Fitzgerald Inc., of Elkader, was awarded the bid for the Lely robots. Brickl Brothers designed the barn addition, and Heying Lumber, of Calmar, and Superior Building Center, of Monona, were general contractors. Construction started April 15. The addition consists of the robotic milking center with a viewing area and a conference room that has windows to the free-stall barn and milking center. The free-stall barn was expanded and converted to tunnel ventilation. All stalls are sand bedded with the exception of stalls that have a slatted floor. There are automatic back brushes throughout the barn, and a Lely Juno automatically pushes up feed 10 times per day.

The viewing area in the robotic center is open 24 hours per day. A grant from Silos and Smokestacks provided five barn cameras so visitors can watch the cows on a big screen in the robotic center.

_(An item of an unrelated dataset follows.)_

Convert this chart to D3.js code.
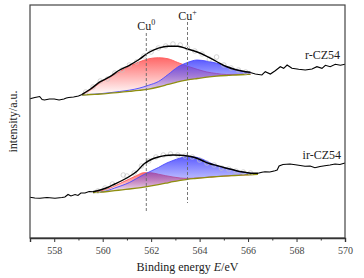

Lead herdsperson Jeremy Walz started Jan. 27. Chris Mack is the evening herdsperson and will be in charge of 10 Angus-Simmental cross cows that will arrive in June for NICC’s new beef science program. Both agree that things are going well.

“I was pleasantly surprised at how well the cows were going through the robots when I got here,” Walz said. “The sand bedding is making a big difference for all the cows.The cows are cleaner and more comfortable.”

Big improvements in services per conception have occurred with cows settling easier in the robot herd, Kregel said. Somatic cell count is down to 110,000 and one day it was 86,000 in the tank, the lowest in the farm’s history. Because cows already were being milked three times per day in the parlor, the staff didn’t expect to see a production increase, but it has been up since they started on the robots.

“Our Jerseys, which are mostly two-year-olds, are averaging 60 (pounds of milk) and our Holsteins 90 (pounds),” Kregel said.

“Robotic systems are tailor-made for the Midwest and will allow us to compete with the dairies that are able to milk around the clock,” said Dave Lawstuen, NICC dairy science instructor and chair of dairy operations. “The robots give us the ability to spend our time managing. The dairy science program’s motto is we’re training tomorrow’s dairy professionals. This new technology gives us one more tool to get these students prepared to be the future business owners or managers of dairies.”

Lawstuen is amazed at how quickly his students grasp information and technology.